-- Exercise details --
From the first line of the listing below, retype each line up to and including the one with "const groupNames = ['bilingual', 'monolingual'];"; pictures stay out.

-- Stored data --
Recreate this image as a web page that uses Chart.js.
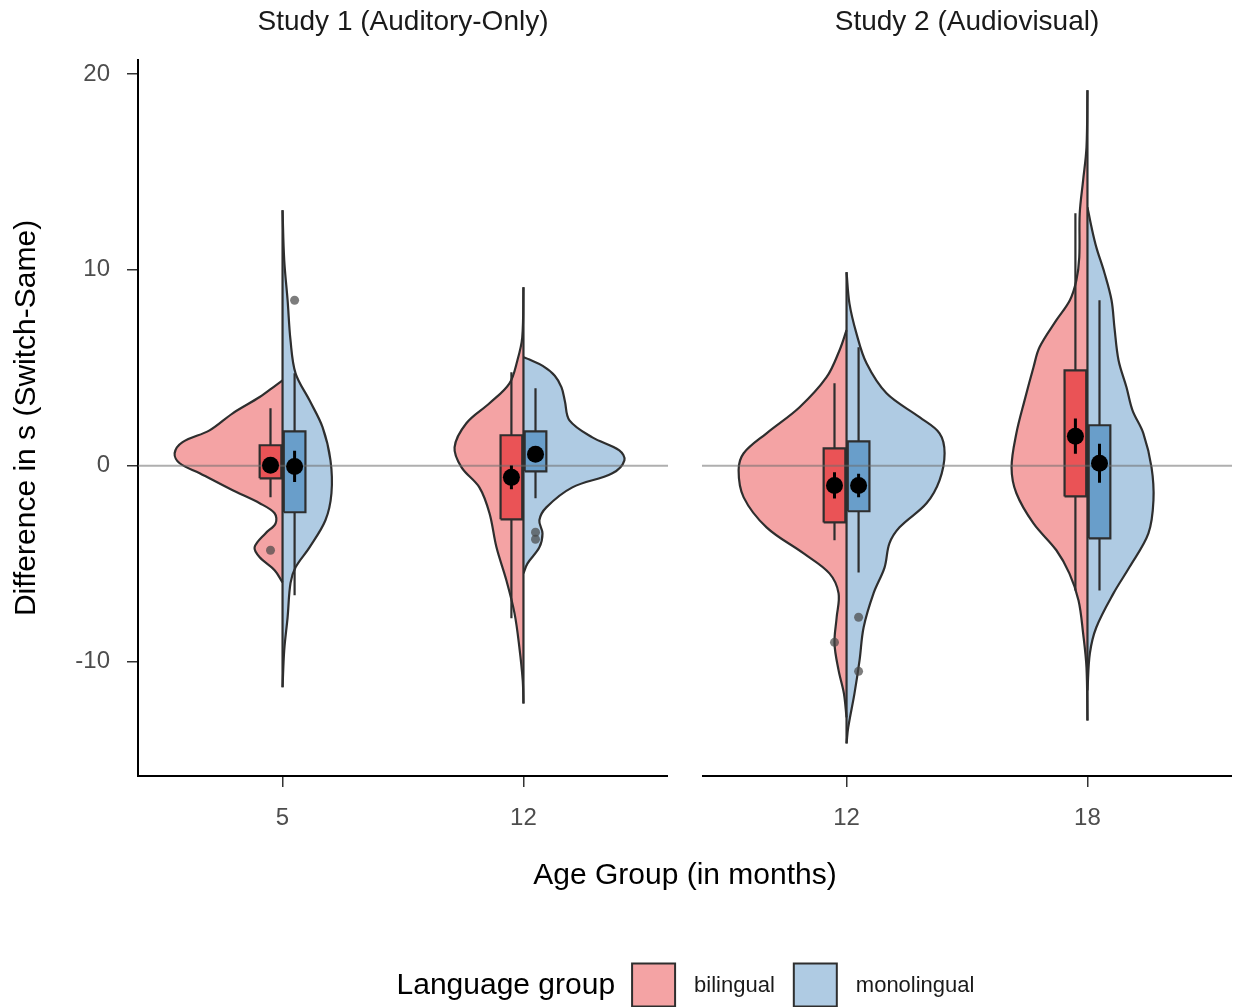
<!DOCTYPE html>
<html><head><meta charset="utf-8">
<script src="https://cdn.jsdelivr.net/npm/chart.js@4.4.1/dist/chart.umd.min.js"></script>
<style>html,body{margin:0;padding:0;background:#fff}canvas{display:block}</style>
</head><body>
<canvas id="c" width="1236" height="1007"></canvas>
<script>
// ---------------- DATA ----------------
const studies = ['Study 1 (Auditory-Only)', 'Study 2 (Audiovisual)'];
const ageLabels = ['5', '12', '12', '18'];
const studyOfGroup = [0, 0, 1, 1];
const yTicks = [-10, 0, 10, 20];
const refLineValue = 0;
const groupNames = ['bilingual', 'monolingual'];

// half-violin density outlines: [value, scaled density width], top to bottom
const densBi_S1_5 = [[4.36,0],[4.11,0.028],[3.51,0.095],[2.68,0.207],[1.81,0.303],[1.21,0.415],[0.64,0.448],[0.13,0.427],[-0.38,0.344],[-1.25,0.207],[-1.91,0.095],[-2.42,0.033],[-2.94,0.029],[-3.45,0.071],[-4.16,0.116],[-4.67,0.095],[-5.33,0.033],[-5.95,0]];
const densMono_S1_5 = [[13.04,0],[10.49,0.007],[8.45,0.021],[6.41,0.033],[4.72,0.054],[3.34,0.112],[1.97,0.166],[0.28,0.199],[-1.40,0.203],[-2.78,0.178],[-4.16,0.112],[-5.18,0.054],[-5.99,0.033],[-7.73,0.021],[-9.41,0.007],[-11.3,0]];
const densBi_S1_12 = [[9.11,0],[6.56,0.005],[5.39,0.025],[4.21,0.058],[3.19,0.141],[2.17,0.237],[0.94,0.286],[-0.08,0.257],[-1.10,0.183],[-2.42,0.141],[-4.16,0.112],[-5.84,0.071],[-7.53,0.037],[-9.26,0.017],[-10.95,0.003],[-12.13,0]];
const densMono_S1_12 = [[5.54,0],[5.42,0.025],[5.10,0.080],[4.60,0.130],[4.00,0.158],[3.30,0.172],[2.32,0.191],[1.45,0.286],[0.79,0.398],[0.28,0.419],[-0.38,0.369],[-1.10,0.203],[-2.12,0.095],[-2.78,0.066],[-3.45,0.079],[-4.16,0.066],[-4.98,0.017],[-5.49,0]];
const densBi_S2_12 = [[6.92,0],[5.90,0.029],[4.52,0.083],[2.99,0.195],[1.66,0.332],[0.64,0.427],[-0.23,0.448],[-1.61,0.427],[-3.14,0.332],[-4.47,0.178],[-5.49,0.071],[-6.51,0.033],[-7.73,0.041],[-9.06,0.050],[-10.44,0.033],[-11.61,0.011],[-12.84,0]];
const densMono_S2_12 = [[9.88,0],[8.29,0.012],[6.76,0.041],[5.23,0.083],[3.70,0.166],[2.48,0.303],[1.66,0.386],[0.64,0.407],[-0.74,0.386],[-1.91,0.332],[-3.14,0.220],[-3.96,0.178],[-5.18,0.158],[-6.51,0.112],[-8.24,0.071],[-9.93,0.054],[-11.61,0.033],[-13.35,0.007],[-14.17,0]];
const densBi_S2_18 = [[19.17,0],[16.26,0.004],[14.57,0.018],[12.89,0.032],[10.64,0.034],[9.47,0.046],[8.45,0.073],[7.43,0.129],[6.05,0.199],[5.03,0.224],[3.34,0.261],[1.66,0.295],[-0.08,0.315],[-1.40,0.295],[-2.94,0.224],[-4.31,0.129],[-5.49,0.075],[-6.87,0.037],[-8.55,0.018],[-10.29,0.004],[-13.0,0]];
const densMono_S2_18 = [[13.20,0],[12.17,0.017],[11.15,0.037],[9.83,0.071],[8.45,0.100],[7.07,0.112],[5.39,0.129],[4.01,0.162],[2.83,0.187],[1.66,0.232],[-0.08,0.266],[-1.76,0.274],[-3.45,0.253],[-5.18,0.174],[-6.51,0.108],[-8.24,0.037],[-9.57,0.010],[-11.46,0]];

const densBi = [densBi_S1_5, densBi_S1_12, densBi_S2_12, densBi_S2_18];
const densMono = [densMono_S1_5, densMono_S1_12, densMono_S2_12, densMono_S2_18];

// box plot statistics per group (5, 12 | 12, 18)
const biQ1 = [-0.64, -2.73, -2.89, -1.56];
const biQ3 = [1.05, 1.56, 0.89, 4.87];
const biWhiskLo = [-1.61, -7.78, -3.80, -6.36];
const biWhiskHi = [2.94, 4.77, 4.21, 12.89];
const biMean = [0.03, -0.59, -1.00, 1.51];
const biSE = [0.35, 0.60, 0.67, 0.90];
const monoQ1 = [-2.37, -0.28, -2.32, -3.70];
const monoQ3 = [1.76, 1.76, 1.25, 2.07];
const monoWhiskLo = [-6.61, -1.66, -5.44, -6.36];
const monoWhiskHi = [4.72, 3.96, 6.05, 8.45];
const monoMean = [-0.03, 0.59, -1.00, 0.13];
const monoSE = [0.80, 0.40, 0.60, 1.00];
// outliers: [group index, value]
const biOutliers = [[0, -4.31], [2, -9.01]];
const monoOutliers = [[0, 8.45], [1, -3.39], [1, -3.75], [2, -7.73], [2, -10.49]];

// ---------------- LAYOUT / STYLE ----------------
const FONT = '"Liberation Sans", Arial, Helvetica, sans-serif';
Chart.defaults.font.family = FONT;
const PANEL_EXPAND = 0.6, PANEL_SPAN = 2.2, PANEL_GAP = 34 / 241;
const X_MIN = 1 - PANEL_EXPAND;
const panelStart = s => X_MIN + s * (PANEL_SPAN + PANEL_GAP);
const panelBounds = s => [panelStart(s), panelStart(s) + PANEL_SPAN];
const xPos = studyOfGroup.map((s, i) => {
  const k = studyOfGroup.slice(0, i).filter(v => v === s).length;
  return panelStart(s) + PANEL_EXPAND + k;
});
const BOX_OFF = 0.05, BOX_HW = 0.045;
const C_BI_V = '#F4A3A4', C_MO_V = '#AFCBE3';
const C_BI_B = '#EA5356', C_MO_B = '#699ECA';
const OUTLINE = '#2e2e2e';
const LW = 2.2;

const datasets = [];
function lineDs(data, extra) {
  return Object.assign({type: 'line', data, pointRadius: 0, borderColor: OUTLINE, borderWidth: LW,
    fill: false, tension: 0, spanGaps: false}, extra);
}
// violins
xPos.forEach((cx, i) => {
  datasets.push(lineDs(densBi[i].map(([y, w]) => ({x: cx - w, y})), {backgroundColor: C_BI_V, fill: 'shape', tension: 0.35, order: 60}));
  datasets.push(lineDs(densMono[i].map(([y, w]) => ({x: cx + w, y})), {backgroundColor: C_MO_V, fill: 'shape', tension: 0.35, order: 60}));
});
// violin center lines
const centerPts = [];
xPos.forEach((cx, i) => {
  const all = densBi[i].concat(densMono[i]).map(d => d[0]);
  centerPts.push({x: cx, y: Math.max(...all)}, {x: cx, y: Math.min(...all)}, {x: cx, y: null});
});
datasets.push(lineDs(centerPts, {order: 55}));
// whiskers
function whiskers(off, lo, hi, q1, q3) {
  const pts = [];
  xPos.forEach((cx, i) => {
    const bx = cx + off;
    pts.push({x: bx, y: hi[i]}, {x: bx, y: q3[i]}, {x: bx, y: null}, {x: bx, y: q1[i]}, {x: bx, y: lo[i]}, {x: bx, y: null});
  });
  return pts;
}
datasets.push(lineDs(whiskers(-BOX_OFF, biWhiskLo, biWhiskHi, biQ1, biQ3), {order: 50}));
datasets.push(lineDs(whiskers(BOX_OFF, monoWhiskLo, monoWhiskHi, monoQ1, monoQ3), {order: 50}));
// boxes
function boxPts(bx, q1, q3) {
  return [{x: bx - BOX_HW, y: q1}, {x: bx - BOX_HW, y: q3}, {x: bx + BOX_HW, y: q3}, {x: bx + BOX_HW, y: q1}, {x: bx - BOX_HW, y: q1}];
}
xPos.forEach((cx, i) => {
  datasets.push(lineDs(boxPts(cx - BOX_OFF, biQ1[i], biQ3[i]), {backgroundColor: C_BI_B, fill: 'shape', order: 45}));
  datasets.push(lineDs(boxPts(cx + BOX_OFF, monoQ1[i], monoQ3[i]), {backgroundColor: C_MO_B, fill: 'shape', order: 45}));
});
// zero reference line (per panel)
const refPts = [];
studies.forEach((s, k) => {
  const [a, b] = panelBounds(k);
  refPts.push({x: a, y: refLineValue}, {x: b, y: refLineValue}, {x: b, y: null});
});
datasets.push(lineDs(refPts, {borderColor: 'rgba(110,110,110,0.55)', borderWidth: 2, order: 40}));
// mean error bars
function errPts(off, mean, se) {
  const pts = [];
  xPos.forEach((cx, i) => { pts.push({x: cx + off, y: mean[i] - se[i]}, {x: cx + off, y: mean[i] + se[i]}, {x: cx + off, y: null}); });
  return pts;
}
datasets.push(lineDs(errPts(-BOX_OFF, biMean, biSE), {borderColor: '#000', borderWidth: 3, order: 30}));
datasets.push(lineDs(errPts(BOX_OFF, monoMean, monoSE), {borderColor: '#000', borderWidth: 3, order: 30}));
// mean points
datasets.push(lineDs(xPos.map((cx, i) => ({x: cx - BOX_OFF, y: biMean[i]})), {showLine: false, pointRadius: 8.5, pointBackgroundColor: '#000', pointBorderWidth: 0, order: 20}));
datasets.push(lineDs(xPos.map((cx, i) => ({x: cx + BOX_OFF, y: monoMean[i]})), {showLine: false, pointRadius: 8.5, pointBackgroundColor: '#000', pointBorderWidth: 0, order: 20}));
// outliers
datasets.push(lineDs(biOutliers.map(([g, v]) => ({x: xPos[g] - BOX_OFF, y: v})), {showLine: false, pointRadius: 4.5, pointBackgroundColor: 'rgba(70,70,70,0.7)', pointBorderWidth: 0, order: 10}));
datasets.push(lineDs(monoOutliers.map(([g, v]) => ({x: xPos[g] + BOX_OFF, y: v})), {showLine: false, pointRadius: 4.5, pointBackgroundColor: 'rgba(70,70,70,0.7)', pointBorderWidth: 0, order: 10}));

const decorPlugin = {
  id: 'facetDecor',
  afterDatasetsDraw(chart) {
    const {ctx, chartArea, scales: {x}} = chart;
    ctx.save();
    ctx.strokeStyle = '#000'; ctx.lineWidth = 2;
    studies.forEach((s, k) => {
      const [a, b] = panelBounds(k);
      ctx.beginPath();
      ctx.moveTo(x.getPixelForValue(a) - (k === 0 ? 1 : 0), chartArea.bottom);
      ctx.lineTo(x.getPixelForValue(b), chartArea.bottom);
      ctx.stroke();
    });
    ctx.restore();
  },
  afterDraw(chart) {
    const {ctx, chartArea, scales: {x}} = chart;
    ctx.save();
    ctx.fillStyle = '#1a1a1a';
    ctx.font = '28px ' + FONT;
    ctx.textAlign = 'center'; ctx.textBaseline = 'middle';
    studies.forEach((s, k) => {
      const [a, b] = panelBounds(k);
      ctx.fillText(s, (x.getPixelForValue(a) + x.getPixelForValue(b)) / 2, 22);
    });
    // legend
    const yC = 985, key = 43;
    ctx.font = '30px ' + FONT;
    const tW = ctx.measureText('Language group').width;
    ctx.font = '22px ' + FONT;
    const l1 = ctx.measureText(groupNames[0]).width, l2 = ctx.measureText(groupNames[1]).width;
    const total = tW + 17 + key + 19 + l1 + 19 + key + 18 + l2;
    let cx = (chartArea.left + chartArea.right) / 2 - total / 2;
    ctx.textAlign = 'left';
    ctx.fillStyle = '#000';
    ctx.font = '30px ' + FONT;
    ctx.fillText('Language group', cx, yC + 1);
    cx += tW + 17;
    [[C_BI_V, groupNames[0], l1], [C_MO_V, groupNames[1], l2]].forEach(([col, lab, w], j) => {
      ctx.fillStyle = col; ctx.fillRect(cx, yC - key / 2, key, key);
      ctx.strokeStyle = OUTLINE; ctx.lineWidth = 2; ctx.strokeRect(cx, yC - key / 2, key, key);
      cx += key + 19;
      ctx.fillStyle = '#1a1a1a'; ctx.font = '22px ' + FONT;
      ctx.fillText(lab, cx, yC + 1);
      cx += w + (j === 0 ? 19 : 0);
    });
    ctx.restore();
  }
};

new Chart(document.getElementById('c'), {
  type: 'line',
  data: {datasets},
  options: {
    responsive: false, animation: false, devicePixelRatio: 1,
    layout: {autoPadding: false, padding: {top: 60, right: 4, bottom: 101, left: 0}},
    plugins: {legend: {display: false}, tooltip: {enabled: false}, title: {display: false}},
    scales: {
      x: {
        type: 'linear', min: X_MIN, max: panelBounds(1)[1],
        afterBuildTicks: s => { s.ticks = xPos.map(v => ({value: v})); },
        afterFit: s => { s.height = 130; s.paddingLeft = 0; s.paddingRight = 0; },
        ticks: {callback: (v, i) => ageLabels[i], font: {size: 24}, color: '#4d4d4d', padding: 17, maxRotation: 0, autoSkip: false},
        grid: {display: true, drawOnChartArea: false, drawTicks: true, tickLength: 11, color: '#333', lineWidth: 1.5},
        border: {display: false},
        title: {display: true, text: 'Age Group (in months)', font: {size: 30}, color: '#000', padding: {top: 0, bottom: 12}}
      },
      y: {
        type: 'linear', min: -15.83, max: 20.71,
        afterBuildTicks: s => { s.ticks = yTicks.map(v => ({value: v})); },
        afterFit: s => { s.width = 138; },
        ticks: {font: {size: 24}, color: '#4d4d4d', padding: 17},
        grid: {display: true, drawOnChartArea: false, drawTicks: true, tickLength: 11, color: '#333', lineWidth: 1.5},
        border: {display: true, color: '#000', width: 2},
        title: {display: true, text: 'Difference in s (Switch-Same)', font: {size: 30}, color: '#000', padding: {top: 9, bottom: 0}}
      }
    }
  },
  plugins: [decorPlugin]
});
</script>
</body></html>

-- Complete answer --
Recreate this image as a web page that uses Chart.js.
<!DOCTYPE html>
<html><head><meta charset="utf-8">
<script src="https://cdn.jsdelivr.net/npm/chart.js@4.4.1/dist/chart.umd.min.js"></script>
<style>html,body{margin:0;padding:0;background:#fff}canvas{display:block}</style>
</head><body>
<canvas id="c" width="1236" height="1007"></canvas>
<script>
// ---------------- DATA ----------------
const studies = ['Study 1 (Auditory-Only)', 'Study 2 (Audiovisual)'];
const ageLabels = ['5', '12', '12', '18'];
const studyOfGroup = [0, 0, 1, 1];
const yTicks = [-10, 0, 10, 20];
const refLineValue = 0;
const groupNames = ['bilingual', 'monolingual'];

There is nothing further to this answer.